Shibata weighs Japanese and global approaches to steering games. “With us being in Japan, knowing the Japanese culture, I think we do have our own unique way of expressing things, being able to incorporate that into games,” he says. “I think that is a characteristic that we can use as one of our strengths. But not looking at global, Western games, and not incorporating any of that and just sticking completely to just Japanese, is a little bit different.

“What it comes down to is: is it fun to play the game?” he continues. “That’s what it comes to. It doesn’t matter where, culturally, it comes from. That enjoyability aspect of the game is key. And we also like Western games. We are Japanese developers, but we also play games from various developers around the world. When we see games from the West tap into a lot of these aspects that we find fun to play, we are obviously influenced by that.
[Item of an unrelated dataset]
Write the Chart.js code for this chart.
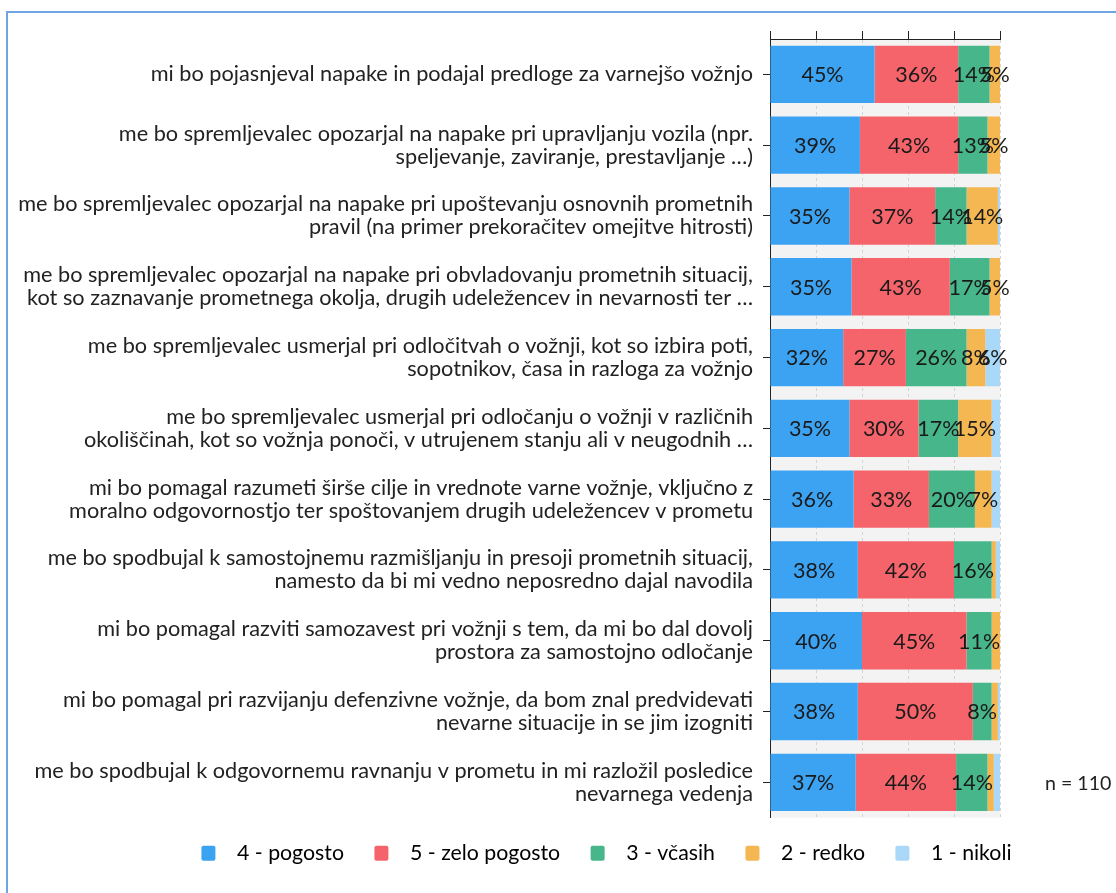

We would like to find things that we find fun, that we would like to incorporate into our games as well.”

In other words, “I think just sticking with that Japanese style isn’t good,” Shibata concludes. “But not being able to have our own uniqueness is not good as well. So it’s really taking that balance of being able to portray what we find as our strengths, but also incorporating what, from other sources, would make a game exciting and very enjoyable to play.”